The plot spirals into revolt, sabotage, and eerie technological prophecy as a robotic double incites chaos. *Metropolis* visualizes class as architecture and industry: towering monuments above, grinding labor beneath. Its imagery — endless elevators, mechanical rhythms, and crowds moving like great gears — remains iconic nearly a century later.

A classic of German Expressionism, the film warns that progress built on exploitation breeds ruin. The only remedy is reconciliation between the head and hands, with the heart as mediator.

### 1. *Bicycle Thieves* (1948)
*”There’s a cure for everything, except poverty.”*

Vittorio De Sica’s neorealist masterpiece follows Antonio (Lamberto Maggiorani), an unemployed man in post-war Rome who finally lands a job—only to have his bicycle stolen on his first day. He and his young son Bruno (Enzo Staiola) scour the city in search of the bike, confronting indifference, bureaucracy, and moral temptation along the way.

The film moves gently but cuts deeply, showing how poverty strips away options until small losses become catastrophes. This timeless story captures the hopelessness and humanity of those living on the edge and remains one of the most honest, profound cinematic examinations of class and survival ever made.

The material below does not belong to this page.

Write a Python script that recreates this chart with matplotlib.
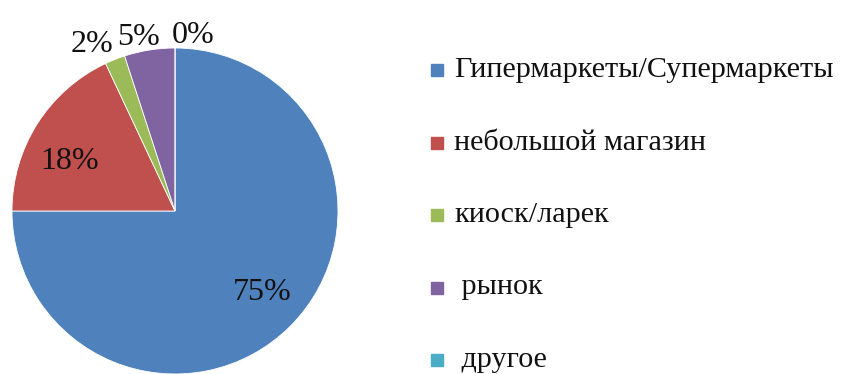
import matplotlib.pyplot as plt
import numpy as np

categories = ['Гипермаркеты/Супермаркеты', 'небольшой магазин', 'киоск/ларек', ' рынок', ' другое']
shares = [75, 18, 2, 5, 0]
colors = ['#4F81BD', '#C0504D', '#9BBB59', '#8064A2', '#4BACC6']

# where each percent label sits: distance from centre (in radii) and a small angle shift
label_r = [0.73, 0.715, 1.14, 1.09, 1.08]
label_shift = [2, 7, 5, 3, -6]

plt.rcParams['font.family'] = ['Liberation Serif', 'DejaVu Serif']

fig = plt.figure(figsize=(8.62, 3.74), dpi=100)
ax = fig.add_axes([12 / 862, 0, 326 / 862, 326 / 374])

wedges, _ = ax.pie(shares, colors=colors, startangle=90, counterclock=False,
                   radius=1, wedgeprops=dict(edgecolor='white', linewidth=0.6))
ax.set_xlim(-1, 1)
ax.set_ylim(-1, 1)
ax.set_aspect('equal')
ax.axis('off')

for w, v, r, s in zip(wedges, shares, label_r, label_shift):
    mid = np.deg2rad((w.theta1 + w.theta2) / 2 + s)
    ax.text(r * np.cos(mid), r * np.sin(mid), f'{v}%', fontsize=23,
            ha='center', va='center', color='#111111', clip_on=False)

# legend drawn by hand, one row per category
for i, (lab, col) in enumerate(zip(categories, colors)):
    y = 1 - (70 + 72.5 * i) / 374
    fig.patches.append(plt.Rectangle((431 / 862, y - 6 / 374), 12 / 862, 12 / 374,
                                     transform=fig.transFigure, color=col))
    fig.text(454 / 862, y, lab, fontsize=21.7, va='center', ha='left', color='#111111')

fig.savefig('out.png', dpi=100)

These films each offer unique and powerful perspectives on the complex issue of inequality and class divides. Whether through realism, dystopia, or allegory, they help us understand the struggles for dignity, belonging, and survival that define so many lives around the world. Watching them not only enriches our appreciation of cinema but deepens our insight into the social realities that continue to shape our world.